Within the molecular array image display window 404 is a
false-color, pixel-based display of a molecular array. A user may
input a mouse click to a magnification button 406 in order to view
a smaller portion of the scanned image of the molecular array at
higher magnification. FIG. 5 shows the visual display from a
molecular array feature extraction software package following user
input to increase magnification of the displayed molecular array
image. At higher magnification, individual features, such as
left-hand corner feature 502, are readily and distinctly
observed.
[0050] FIG. 6 shows the visual display of a molecular array feature
extraction software package during invocation of feature
extraction. In FIG. 6, a user has input a mouse click to an
"Algorithms" button 602, which causes display of an "Algorithms"

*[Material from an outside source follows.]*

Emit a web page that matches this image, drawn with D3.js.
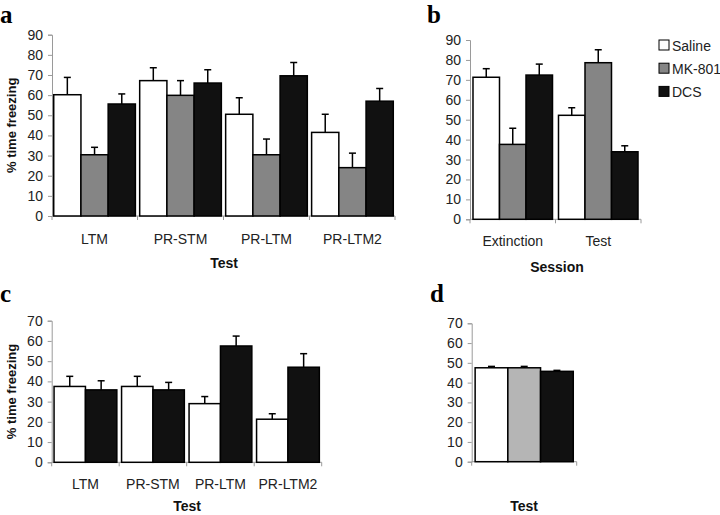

menu 604. By positioning the mouse cursor to select the option
"Feature Extractor," a user launches feature extraction from the
displayed molecular array. As feature extraction begins, the
molecular array feature extraction software package displays a
"Load Design File" dialogue box. FIG. 7 shows display of the "Load
Design File" dialogue box by a molecular array feature extraction
software package. The "Load Design File" dialogue box 702 allows a
user to input, or to override an automatically detected, name and
directory path of an XML design file which contains characteristics
and parameters describing the molecular array from which features
are to be extracted. Once a valid design file is textually
described in the text window 704 and the user inputs a mouse click
to a load button 706, the molecular array feature extraction
software package opens the design file and extracts from the design
file information needed for feature extraction.
[0051] Next, the molecular array feature extraction software
package displays to the user a "Feature Extraction Configuration"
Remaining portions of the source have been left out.